Businesses can lose money year on year but a business will only run out of cash once. Many new business owners do not dedicate enough time to ensuring cash in and out of the businesses is managed effectively to ensure the business can service its ongoing commitments.
2) A business has to offer either a unique value offering either by providing their product or service better than their competitors.
The price point also must be spot on. Too cheap and the business will not make a profit and too expensive and the business will not win clients and new business.
3) Poor leadership or management skills in a business can also lead to a business failing.
This impacts on employees lacking motivation and direction, clients receiving inadequate service and the business losing direction.

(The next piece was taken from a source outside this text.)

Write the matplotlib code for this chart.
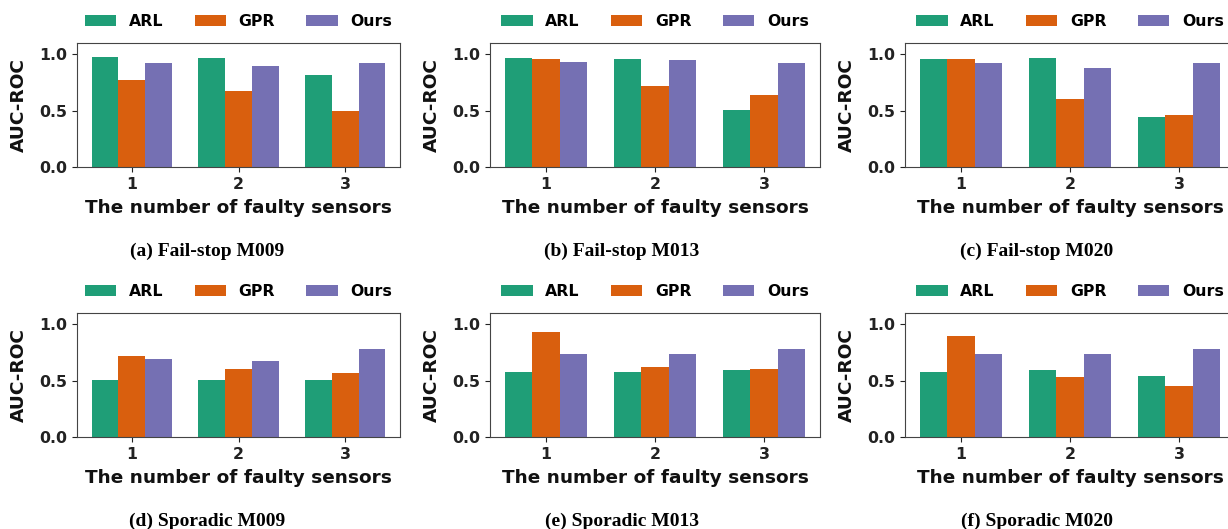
"""
故障センサ数ごとのAUC-ROC比較 — Fail-stop / Sporadic × 3データセット
"""

import matplotlib
matplotlib.use('Agg')
import matplotlib.pyplot as plt
import numpy as np

# 横軸（故障センサ数）と手法
categories = [1, 2, 3]
methods = ['ARL', 'GPR', 'Ours']
colors = ['#1f9e77', '#d95f0e', '#7570b3']

# 各パネルの値（ARL, GPR, Ours の順）
failstop_m009 = [[0.98, 0.97, 0.82], [0.77, 0.675, 0.495], [0.925, 0.90, 0.925]]
failstop_m013 = [[0.97, 0.96, 0.505], [0.96, 0.72, 0.635], [0.935, 0.945, 0.925]]
failstop_m020 = [[0.96, 0.97, 0.447], [0.96, 0.60, 0.46], [0.925, 0.875, 0.925]]
sporadic_m009 = [[0.505, 0.505, 0.505], [0.72, 0.60, 0.565], [0.695, 0.675, 0.78]]
sporadic_m013 = [[0.578, 0.578, 0.59], [0.935, 0.625, 0.60], [0.733, 0.733, 0.78]]
sporadic_m020 = [[0.578, 0.59, 0.543], [0.90, 0.53, 0.448], [0.733, 0.733, 0.78]]

captions = ['(a) Fail-stop M009', '(b) Fail-stop M013', '(c) Fail-stop M020',
            '(d) Sporadic M009', '(e) Sporadic M013', '(f) Sporadic M020']
panels = [failstop_m009, failstop_m013, failstop_m020,
          sporadic_m009, sporadic_m013, sporadic_m020]

W, H = 1228, 529
fig = plt.figure(figsize=(W / 100, H / 100), dpi=100)

# ピクセル座標でのレイアウト
col_left = [77, 490, 905]
col_right = [400, 820, 1235]
row_top = [43, 313]
row_bottom = [167, 437]
cap_x = [207, 622, 1037]
cap_y = [251, 521]

TICK_FS = 11.3
LABEL_FS = 13.3
width = 0.25
x = np.arange(len(categories)) + 1

for i, (vals, cap) in enumerate(zip(panels, captions)):
    r, c = divmod(i, 3)
    l, rt = col_left[c], col_right[c]
    t, b = row_top[r], row_bottom[r]
    ax = fig.add_axes([l / W, 1 - b / H, (rt - l) / W, (b - t) / H])

    for k, (name, col) in enumerate(zip(methods, colors)):
        ax.bar(x + (k - 1) * width, vals[k], width, color=col, label=name)

    ax.set_ylim(0, 1.1)
    ax.set_yticks([0.0, 0.5, 1.0])
    ax.set_xticks(x)
    ax.set_xticklabels([str(v) for v in categories])
    ax.tick_params(labelsize=TICK_FS, colors='#222222')
    for lab in ax.get_xticklabels() + ax.get_yticklabels():
        lab.set_fontweight('bold')
    ax.set_xlabel('The number of faulty sensors', fontsize=LABEL_FS,
                  fontweight='bold', labelpad=5, color='#111111')
    ax.set_ylabel('AUC-ROC', fontsize=LABEL_FS, fontweight='bold',
                  labelpad=8, color='#111111')
    for sp in ax.spines.values():
        sp.set_color('#444444')

    ax.legend(ncol=3, loc='lower center', bbox_to_anchor=(0.5, 1.0),
              frameon=False, prop={'size': TICK_FS, 'weight': 'bold'})

    fig.text(cap_x[c] / W, 1 - cap_y[r] / H, cap, ha='center', va='center',
             fontsize=14, fontweight='bold', family='Liberation Serif')

fig.savefig('out.png', dpi=100)
plt.close(fig)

4) Sometimes it can be as simple as the business model is unprofitable.
That could be due to incorrect product pricing, poor location or too high business overhead. The revenue of the business must support both the cost of sale and the admin overhead of the business and at the same time leaving a profit for return and reinvestment.
5) Growing too quickly in an unsustained manner can also cause businesses to fail.
This is often caused by a lack of cash to support the growth, but can also be caused by a lack of management support to handle the business growth.